Para ilustrar a importância de uma iniciativa de fidelização eficiente basta saber que um cliente que resgata recompensas é um cliente que retorna às compras. O relatório Global Customer Loyalty Report 2024, da Antavo, aponta que o gasto médio anual de membros que resgatam pontos é 3,1 vezes maior do que os que não resgatam. Contudo, o mesmo documento afirma que, em média, 49,8% dos pontos ganhos atualmente são resgatados – o que significa que a cada dois pontos ganhos, um está sendo perdido.
Outros levantamentos recentes também destacam esse desperdício. Uma pesquisa de 2023 da CreditCards.com indica que, somente nos Estados Unidos, 23% dos portadores de cartões que ofereciam recompensas não haviam resgatado nada no último ano. Um artigo da Harvard Business Review afirma que um terço dos pontos acumulados em programas de fidelidade norte-americanos são perdidos todos os anos por expiração ou outras regras de barreira.
A revista UCLA Anderson Review lembra que membros dos cinco mais populares programas de pontos de companhias aéreas norte-americanas deixaram, em 2020, o equivalente a US$ 27,5 bilhões em recompensas não utilizadas. Apesar de não haver um número consolidado sobre pontos não resgatados de programas de fidelidade, uma estimativa da Bond Brand Loyalty girava em torno de US$ 100 bilhões apenas nos EUA e Canadá.
Mas não se engane, o problema não são os programas de pontos. Eles são uma das ferramentas de fidelização mais eficazes e queridas do público. A terceira edição do Panorama da Fidelização no Brasil 2023, realizada pelo TSI e ABEMF (Associação Brasileira das Empresas do Mercado de Fidelização), prova isso, ao apresentar “Somar pontos”, com 31,4%, no top 3 entre as características de ações de fidelização que mais causam sensações positivas no público (em empate técnico com “Obter desconto”, 31,5%, e “Cashback”, 33,5%).
Por outro lado, o Panorama também mostra que 33,8% dos respondentes consideram que os benefícios das ações de fidelização oferecidas pelas marcas costumam ser difíceis de serem alcançados.
Isso ocorre, entre outros motivos, por mecânicas complexas, prazos curtos de expiração e falta de equilíbrio entre tempo x esforço despendido para acúmulo dos pontos. Uma baixa taxa de resgate também tem a ver com falhas na comunicação e recompensas não relevantes (saiba mais sobre como criar um programa de pontos relevante aqui).

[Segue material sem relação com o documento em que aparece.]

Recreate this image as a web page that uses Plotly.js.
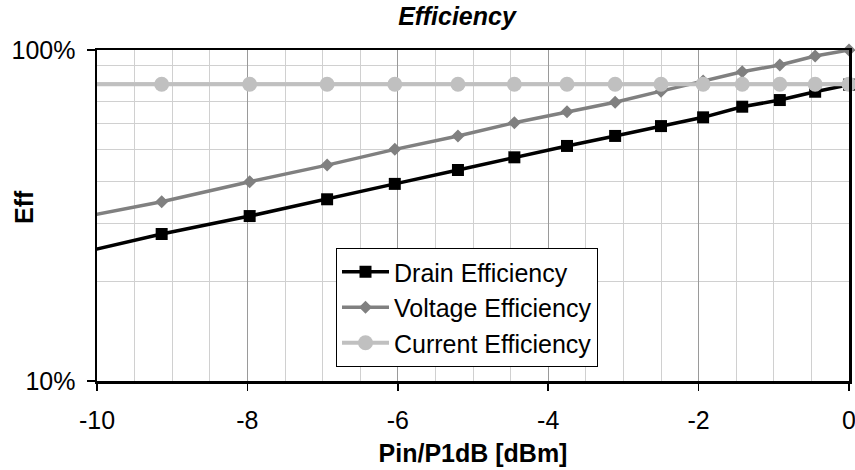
<!DOCTYPE html>
<html>
<head>
<meta charset="utf-8">
<script src="https://cdn.plot.ly/plotly-3.0.1.min.js"></script>
<style>
html,body{margin:0;padding:0;background:#fff;}
#chart{width:855px;height:470px;}
</style>
</head>
<body>
<div id="chart"></div>
<script>
// Data
const pin = [-10.12, -9.14, -7.97, -6.94, -6.04, -5.20, -4.45, -3.75, -3.11, -2.50, -1.94, -1.42, -0.92, -0.45, 0];
const drainEff = [0.247, 0.278, 0.315, 0.354, 0.394, 0.434, 0.474, 0.513, 0.550, 0.589, 0.626, 0.674, 0.706, 0.748, 0.786];
const voltageEff = [0.315, 0.348, 0.400, 0.449, 0.501, 0.550, 0.603, 0.651, 0.695, 0.751, 0.806, 0.860, 0.901, 0.959, 1.0];
const currentEff = [0.788, 0.788, 0.788, 0.788, 0.788, 0.788, 0.788, 0.788, 0.788, 0.788, 0.788, 0.788, 0.788, 0.788, 0.788];
const seriesNames = ['Drain Efficiency', 'Voltage Efficiency', 'Current Efficiency'];
const xTickVals = [-10, -8, -6, -4, -2, 0];
const xTickText = ['-10', '-8', '-6', '-4', '-2', '0'];
const yTickVals = [0.1, 1];
const yTickText = ['10%', '100%'];
const yMinorVals = [0.2, 0.3, 0.4, 0.5, 0.6, 0.7, 0.8, 0.9];
const yTitle = 'Eff';

const FONT = 'Liberation Sans, Arial, sans-serif';
const FS = 25;

const traces = [
  {x: pin, y: drainEff, name: seriesNames[0], type: 'scatter', mode: 'lines+markers',
   cliponaxis: false,
   line: {color: '#000000', width: 3.5},
   marker: {symbol: 'square', size: 12, color: '#000000'}},
  {x: pin, y: voltageEff, name: seriesNames[1], type: 'scatter', mode: 'lines+markers',
   cliponaxis: false,
   line: {color: '#808080', width: 3.5},
   marker: {symbol: 'diamond', size: 10, color: '#808080'}},
  {x: pin, y: currentEff, name: seriesNames[2], type: 'scatter', mode: 'lines+markers',
   cliponaxis: false,
   line: {color: '#c0c0c0', width: 4},
   marker: {symbol: 'circle', size: 15, color: '#c0c0c0'}}
];

const layout = {
  width: 855, height: 470,
  margin: {l: 97, r: 6, t: 50, b: 89, pad: 0},
  paper_bgcolor: '#ffffff', plot_bgcolor: '#ffffff',
  font: {family: FONT, size: FS, color: '#000000'},
  showlegend: true,
  title: {text: '<b><i>Efficiency</i></b>', font: {family: FONT, size: FS, color: '#000'},
          x: 457/855, xanchor: 'center', xref: 'container', y: 1 - 16/470, yanchor: 'middle', yref: 'container'},
  xaxis: {
    range: [-10, 0], tickmode: 'array', tickvals: xTickVals, ticktext: xTickText,
    ticks: 'outside', ticklen: 7, tickwidth: 1.5, tickcolor: '#000',
    ticklabelstandoff: 8, ticklabeloverflow: 'allow',
    showline: true, linecolor: '#000', linewidth: 2.5, mirror: true,
    showgrid: true, gridcolor: '#9a9a9a', gridwidth: 1,
    minor: {dtick: 0.5, showgrid: true, gridcolor: '#d0d0d0', gridwidth: 1, ticks: ''},
    zeroline: false,
    tickfont: {family: FONT, size: FS},
    title: {text: '<b>Pin/P1dB [dBm]</b>', font: {family: FONT, size: FS}, standoff: 12}
  },
  yaxis: {
    type: 'log', range: [-1, 0], tickmode: 'array', tickvals: yTickVals, ticktext: yTickText,
    ticks: 'outside', ticklen: 8, tickwidth: 1.5, tickcolor: '#000',
    ticklabelstandoff: 6, ticklabeloverflow: 'allow',
    showline: true, linecolor: '#000', linewidth: 2.5, mirror: true,
    showgrid: false,
    minor: {tickmode: 'array', tickvals: yMinorVals, showgrid: true, gridcolor: '#d0d0d0', gridwidth: 1, ticks: ''},
    zeroline: false,
    tickfont: {family: FONT, size: FS}
  },
  annotations: [{
    text: '<b>' + yTitle + '</b>', textangle: -90, showarrow: false,
    xref: 'paper', yref: 'paper', x: (24 - 97) / 752, y: (381 - 207) / 331,
    xanchor: 'center', yanchor: 'middle',
    font: {family: FONT, size: FS, color: '#000'}
  }],
  legend: {
    x: (336 - 97) / 752, y: (381 - 248) / 331, xanchor: 'left', yanchor: 'top',
    bgcolor: '#ffffff', bordercolor: '#000000', borderwidth: 1,
    font: {family: FONT, size: FS, color: '#000'},
    traceorder: 'normal', itemwidth: 47
  }
};

Plotly.newPlot('chart', traces, layout, {displayModeBar: false, staticPlot: true});
</script>
</body>
</html>
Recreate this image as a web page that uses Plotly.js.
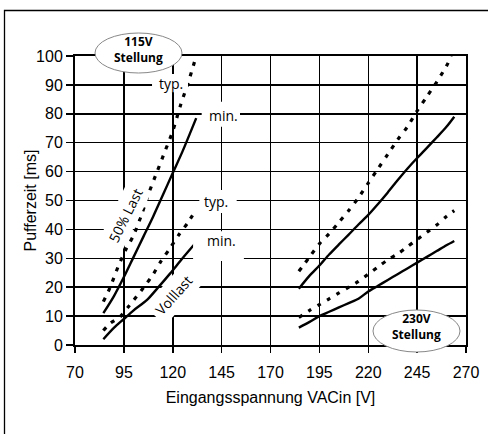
<!DOCTYPE html>
<html>
<head>
<meta charset="utf-8">
<script src="https://cdn.plot.ly/plotly-3.0.1.min.js"></script>
<style>html,body{margin:0;padding:0;background:#fff;}#chart{width:488px;height:434px;}</style>
</head>
<body>
<div id="chart"></div>
<script>
// 115V setting, 50% load
const x115HalfTyp = [84.5, 88, 92, 96, 100, 104, 108, 112, 116, 120, 124, 128, 132];
const y115HalfTyp = [15, 20, 27, 33, 38, 45, 53, 60, 67, 74, 83, 91, 100];
const x115HalfMin = [84.5, 90, 95, 100, 105, 110, 115, 120, 125, 132];
const y115HalfMin = [11, 17, 23.5, 30.5, 37.5, 44.5, 52, 59.5, 67, 78.5];
// 115V setting, full load
const x115FullTyp = [84.5, 88, 93, 97, 100, 106, 110, 114, 118.6, 123, 128, 132];
const y115FullTyp = [5, 7.5, 9.7, 13, 15.5, 20.7, 24.5, 29, 33.5, 38, 42.6, 47];
const x115FullMin = [84.5, 90, 95, 100, 106.7, 112, 118.6, 125, 132.2];
const y115FullMin = [2, 6, 9, 12, 15.5, 19.5, 24.7, 30, 35.7];
// 230V setting, 50% load
const x230HalfTyp = [184.5, 190, 195, 200, 205, 210, 215, 220, 225, 230, 235, 240, 245, 250, 255, 260, 262.5];
const y230HalfTyp = [25.5, 30.5, 35, 38.5, 42.5, 46.5, 51, 56, 61, 66, 71, 75.5, 81, 86, 91, 96.5, 100];
const x230HalfMin = [184.5, 190, 195, 200, 205, 210, 215, 220, 225, 230, 235, 240, 245, 250, 255, 260, 264];
const y230HalfMin = [19.5, 24, 27.5, 31.3, 34.8, 38.2, 41.7, 45, 48.8, 52.8, 57, 61, 64.7, 68.2, 71.8, 75.5, 79];
// 230V setting, full load
const x230FullTyp = [184.5, 190, 195, 200, 205, 210, 215, 220, 225, 230, 235, 240, 245, 250, 255, 260, 264];
const y230FullTyp = [9.5, 12, 14, 16, 18, 20, 22, 24.5, 27, 29.5, 31.5, 34, 36.5, 39, 41.5, 44.5, 46.5];
const x230FullMin = [184.5, 190, 195, 200, 205, 210, 215, 220, 225, 230, 235, 240, 245, 250, 255, 260, 264];
const y230FullMin = [6, 8, 10, 11.5, 13, 14.5, 16, 18.5, 20.5, 22.5, 24.5, 26.5, 28.5, 30.5, 32.5, 34.5, 36];

const xTicks = [70, 95, 120, 145, 170, 195, 220, 245, 270];
const yTicks = [0, 10, 20, 30, 40, 50, 60, 70, 80, 90, 100];

const L = 75, R = 22, T = 56, B = 89, W = 488, H = 434;
const pw = W - L - R, ph = H - T - B;
const px2x = p => (p - L) / pw;
const py2y = p => (H - B - p) / ph;

const solid = {color: '#000', width: 2.4, shape: 'spline', smoothing: 0.8};
const dashed = {color: '#000', width: 3.2, dash: '4px,7px', shape: 'spline', smoothing: 0.8};
function tr(x, y, line) {
  return {x: x, y: y, type: 'scatter', mode: 'lines', line: line, hoverinfo: 'skip', showlegend: false};
}
const traces = [
  tr(x115HalfTyp, y115HalfTyp, dashed),
  tr(x115HalfMin, y115HalfMin, solid),
  tr(x115FullTyp, y115FullTyp, dashed),
  tr(x115FullMin, y115FullMin, solid),
  tr(x230HalfTyp, y230HalfTyp, dashed),
  tr(x230HalfMin, y230HalfMin, solid),
  tr(x230FullTyp, y230FullTyp, dashed),
  tr(x230FullMin, y230FullMin, solid)
];

function mask(x0, x1, y0, y1) {
  return {type: 'rect', xref: 'x', yref: 'y', x0: x0, x1: x1, y0: y0, y1: y1,
    fillcolor: '#fff', line: {width: 0}, layer: 'above'};
}
function ell(p0, p1, q0, q1) {
  return {type: 'circle', xref: 'paper', yref: 'paper', x0: px2x(p0), x1: px2x(p1), y0: py2y(q1), y1: py2y(q0),
    fillcolor: '#fff', line: {color: '#888', width: 1}, layer: 'above'};
}
const shapes = [
  {type: 'rect', xref: 'paper', yref: 'paper', x0: px2x(4.5), x1: px2x(540), y0: py2y(500), y1: py2y(10.5),
    line: {color: '#000', width: 1.3}, fillcolor: 'rgba(0,0,0,0)', layer: 'below'},
  mask(109.4, 127.8, 87.5, 93.8),
  mask(134.8, 154.4, 75.5, 84.2),
  mask(133.6, 152.7, 45.7, 53.6),
  mask(130.4, 156.4, 29.1, 39.4),
  ell(95, 182, 33, 73),
  ell(373, 460, 310, 352)
];

const lf = {family: 'Open Sans, Noto Sans, sans-serif', size: 14, color: '#000'};
const bf = {family: 'Open Sans, Noto Sans, sans-serif', size: 12, color: '#000'};
const tickFont = {family: 'Liberation Sans, Arial, sans-serif', size: 16, color: '#000'};
function ann(text, px, py, font, extra) {
  return Object.assign({text: text, xref: 'paper', yref: 'paper', x: px2x(px), y: py2y(py),
    xanchor: 'center', yanchor: 'middle', showarrow: false, font: font}, extra || {});
}
const annotations = [
  ann('typ.', 170.5, 83, lf),
  ann('min.', 223, 115, lf),
  ann('typ.', 216, 201, lf),
  ann('min.', 221, 240, lf),
  ann('50% Last', 125, 215, lf, {textangle: -63.5, bgcolor: '#fff', borderpad: 3}),
  ann('Volllast', 173, 295, lf, {textangle: -48, bgcolor: '#fff', borderpad: 4}),
  ann('<b>115V<br>Stellung</b>', 138.5, 49.5, bf),
  ann('<b>230V<br>Stellung</b>', 416, 326, bf),
  ann('Pufferzeit [ms]', 30, 200.5, tickFont, {textangle: -90})
];

const layout = {
  width: W, height: H,
  margin: {l: L, r: R, t: T, b: B, pad: 0},
  paper_bgcolor: '#fff', plot_bgcolor: '#fff',
  showlegend: false,
  xaxis: {
    range: [70, 270], tickvals: xTicks, ticktext: xTicks.map(String),
    showgrid: true, gridcolor: '#000', gridwidth: 1.5,
    showline: true, linecolor: '#000', linewidth: 2, mirror: true,
    ticks: 'outside', ticklen: 6, tickwidth: 1.5, tickcolor: '#000',
    ticklabelstandoff: 6,
    zeroline: false, tickfont: tickFont, fixedrange: true,
    title: {text: 'Eingangsspannung VACin [V]', font: tickFont, standoff: 12}
  },
  yaxis: {
    range: [0, 100], tickvals: yTicks, ticktext: yTicks.map(String),
    showgrid: true, gridcolor: '#000', gridwidth: 1.5,
    showline: true, linecolor: '#000', linewidth: 2, mirror: true,
    ticks: 'outside', ticklen: 7, tickwidth: 1.5, tickcolor: '#000',
    zeroline: false, tickfont: tickFont, fixedrange: true
  },
  shapes: shapes,
  annotations: annotations
};
Plotly.newPlot('chart', traces, layout, {displayModeBar: false, staticPlot: true});
</script>
</body>
</html>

Após eventuais correções no programa, as taxas de resgate, um dos KPIs mais importantes da fidelização, devem subir. Mas mesmo um programa bem desenhado terá breakage, e para minimizá-la a tática de burning points faz toda a diferença ao mesmo tempo em que reduz a liability do programa. Uma campanha direcionada para queimar pontos pode trazer de volta consumidores desengajados, além de mostrar atenção para com o cliente, indicando que a marca não quer que eles percam os pontos. Estas são algumas opções:
Uma última dica importante: customize sua tática de burning points. Todas as opções citadas acima são válidas e já foram ferramentas de sucesso em muitos programas de fidelidade, mas não devem ser simplesmente copiadas. Observe os objetivos do seu programa, conecte-os com a estratégia de branding da empresa (ou do projeto) e a partir daí defina qual a melhor ação implementar.
A tática de burning points deve ser planejada em longo prazo. Não é necessário esperar que os pontos “sobrem” para criar uma ação. No planejamento estratégico do programa, campanhas podem ser definidas de acordo com o calendário de marketing e objetivos da empresa.
Assim como em outras ações de Loyalty dentro do programa, uma boa solução é alinhar temas do core business às campanhas de burning points, como por exemplo ações de ESG. Lembre que uma campanha de burning points é uma oportunidade de falar com um público mais abrangente. É a chance de se comunicar com quem estava desengajado – mas uma oportunidade única para encantar e entregar valor a quem já conhece a marca.